The cheap daily tablets are taken by up to 8 million Britons. But research has shown half of those taking them fail to reach healthy cholesterol levels after two years.
Some simply stop taking the medication, while others are unable to take a high enough dose to make it effective – often blaming side effects such as muscle aches. Inclisiran is designed to be taken with statins or other cholesterol-lowering medication to sufficiently reduce levels swiftly.
In 2022, broadcaster and menopause campaigner Mariella Frostrup revealed she had heart disease and was ‘on medication you inject twice a year’ saying it was ‘a life-saver as statins didn’t work for me’. Although she didn’t name the drug, she said it ‘dramatically affected my cholesterol’.
Inclisiran was approved for high-risk patients by the National Institute for Health and Care Excellence (NICE) after trials showed it could cut LDL levels by almost half.
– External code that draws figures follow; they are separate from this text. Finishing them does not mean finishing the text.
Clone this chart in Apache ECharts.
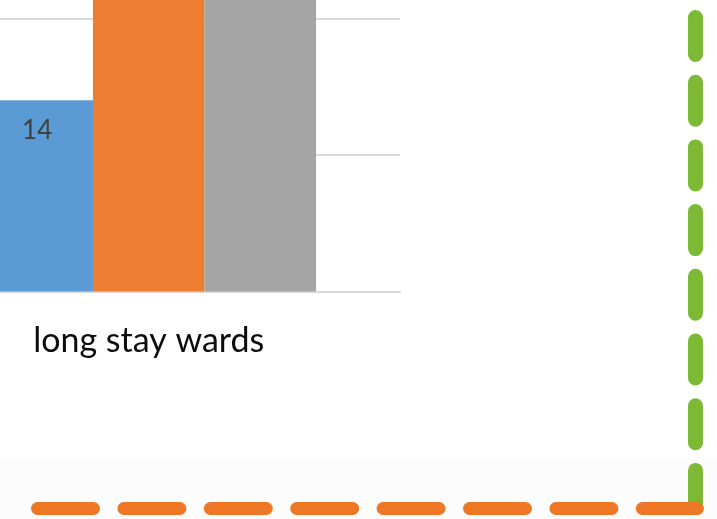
<!DOCTYPE html>
<html>
<head>
<meta charset="utf-8">
<script src="https://cdn.jsdelivr.net/npm/echarts@6/dist/echarts.min.js"></script>
<style>
  html, body { margin: 0; padding: 0; background: #ffffff; overflow: hidden; width: 717px; height: 519px; }
  /* The plot is larger than the window; only its lower-right part is in view */
  #chart { position: absolute; left: -103px; top: -255px; width: 820px; height: 774px; }
</style>
</head>
<body>
<div id="chart"></div>
<script>
// Ward categories and the three series values
const categories = ['long stay wards'];
const seriesNames = ['Series 1', 'Series 2', 'Series 3'];
const seriesA = [14];
const seriesB = [30];
const seriesC = [28];
const seriesColors = ['#5B9BD5', '#ED7D31', '#A5A5A5'];

// Value axis scale
const axisMin = 0;
const axisMax = 40;
const axisStep = 10;

// Offset of the chart canvas relative to the window
const OX = 103;
const OY = 255;

const chart = echarts.init(document.getElementById('chart'), null, { renderer: 'canvas' });

function barSeries(name, values, color) {
  return {
    name: name,
    type: 'bar',
    data: values,
    barGap: '0%',
    barCategoryGap: '33.4%',
    itemStyle: { color: color },
    label: {
      show: true,
      position: 'insideTop',
      distance: 17,
      fontFamily: 'Lato',
      fontSize: 26,
      color: '#404040'
    }
  };
}

chart.setOption({
  backgroundColor: '#ffffff',
  animation: false,
  grid: {
    left: 0.5,
    width: 502.5,
    top: 0,
    bottom: 227.5,
    containLabel: false
  },
  xAxis: {
    type: 'category',
    data: categories,
    axisLine: { show: true, lineStyle: { color: '#D9D9D9', width: 2 } },
    axisTick: { show: false },
    axisLabel: {
      margin: 33,
      fontFamily: 'Lato',
      fontSize: 34,
      color: '#0d0d0d'
    }
  },
  yAxis: {
    type: 'value',
    min: axisMin,
    max: axisMax,
    interval: axisStep,
    axisLine: { show: false },
    axisTick: { show: false },
    axisLabel: { show: false },
    splitLine: { show: true, lineStyle: { color: '#D9D9D9', width: 2 } }
  },
  series: [
    barSeries(seriesNames[0], seriesA, seriesColors[0]),
    barSeries(seriesNames[1], seriesB, seriesColors[1]),
    barSeries(seriesNames[2], seriesC, seriesColors[2])
  ],
  graphic: [
    {
      // faint off-white panel along the bottom
      type: 'rect',
      shape: { x: OX, y: 458 + OY, width: 717, height: 61 },
      style: { fill: '#fcfcfc' },
      z: -1,
      silent: true
    },
    {
      type: 'line',
      shape: { x1: 695.5 + OX, y1: 17.5 + OY, x2: 695.5 + OX, y2: 505.5 + OY },
      style: { stroke: '#7DB935', lineWidth: 15, lineCap: 'round', lineDash: [37, 27.7] },
      z: 10
    },
    {
      type: 'line',
      shape: { x1: 37.5 + OX, y1: 508.5 + OY, x2: 697.5 + OX, y2: 508.5 + OY },
      style: { stroke: '#EE7726', lineWidth: 13, lineCap: 'round', lineDash: [56, 30.4] },
      z: 11
    }
  ]
});
</script>
</body>
</html>
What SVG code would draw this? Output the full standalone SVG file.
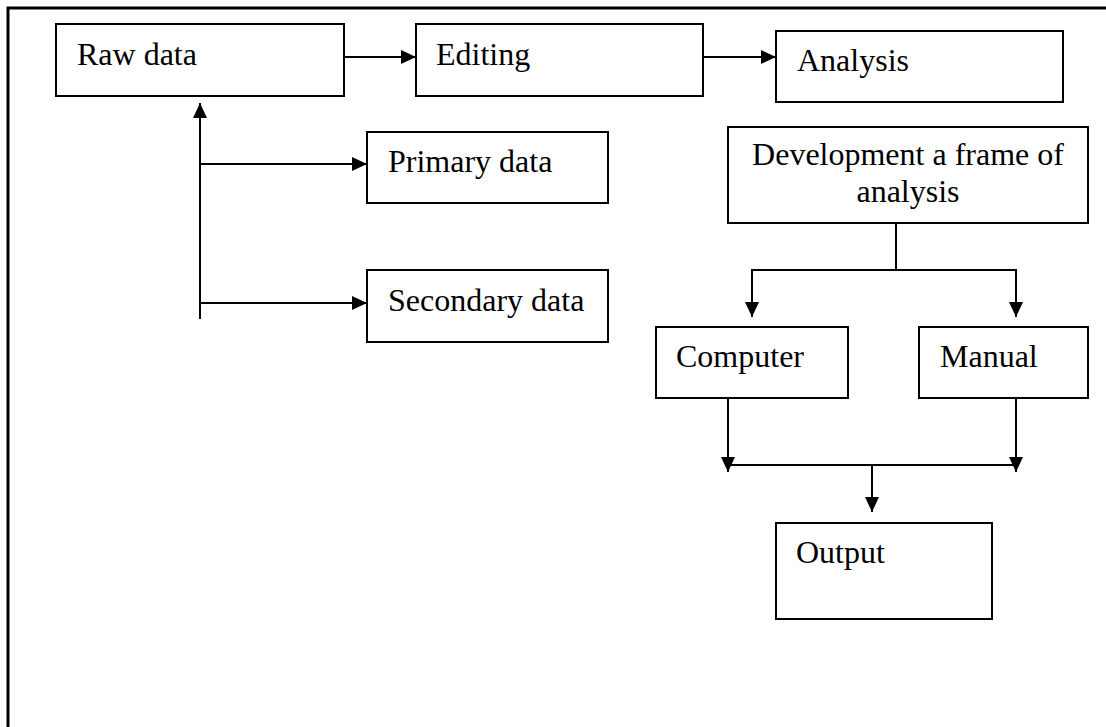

The NHS regulator also highlighted a need for more cholesterol-lowering medicines to reduce the number of heart attacks and strokes the NHS tackles – which account for about 100,000 hospital admissions a year.
However, the RCGP and BMA argue it is still unclear how much inclisiran reduces heart attack and stroke numbers and its long-term side effects. According to Dr Michael Mulholland, RCGP honorary secretary, there are also ‘insufficient resources’ for GPs to prescribe inclisiran and monitor patients for potential side effects.
As a result, both groups say it should be offered only by hospital specialists and not GPs. They also do not intend to change their position until long-term data is published, which is due in 2026.
However, other experts say it is crucial that GPs prescribe the jab.

GPs are refusing to offer tens of thousands of eligible patients a twice-a-year injection that could slash their risk of heart disease and dementia, experts claim
‘I offer my cardiovascular disease patients inclisiran, but they have to be referred to my hospital clinic in order to see me,’ says Professor Kausik Ray, a consultant cardiologist at Imperial College London and lead investigator on a major inclisiran trial.
‘GPs have an important role to play in preventing serious disease in the community. This includes helping patients manage their cholesterol with a range of treatments, such as inclisiran.’
However, in many cases, eligible patients are not told about inclisiran until it is too late.One patient who believes he should have been offered the jab is Nick Stewart, a 56-year-old electronics worker from Hampshire. He was given statins after a blood test revealed he had elevated LDL levels.
However, he developed severe muscle aches after starting on the daily tablets – an uncommon but well-documented side effect. So Nick came off them, but his GP did not offer an alternative treatment.
Then, in 2023, Nick suffered a heart attack. Following his recovery from surgery, he sought out a private heart specialist to help him in his recovery and reduce the risk of another attack.
It was only then that Nick found out about inclisiran.
He says: ‘I definitely should have done more to lower my cholesterol before the heart attack but until then I didn’t know there were any options other than statins.’
‘My most recent blood test shows that my LDL levels have halved since I started on inclisiran. Hopefully this will prevent any future heart issues.’
Now experts are calling on GPs to offer it to eligible patients.
‘High cholesterol levels are a risk factor for both diseases of the heart and brain, and we have effective drugs to lower cholesterol we could be giving patients today,’ says Prof Ray. ‘Nowhere near enough patients in the country are being offered inclisiran.’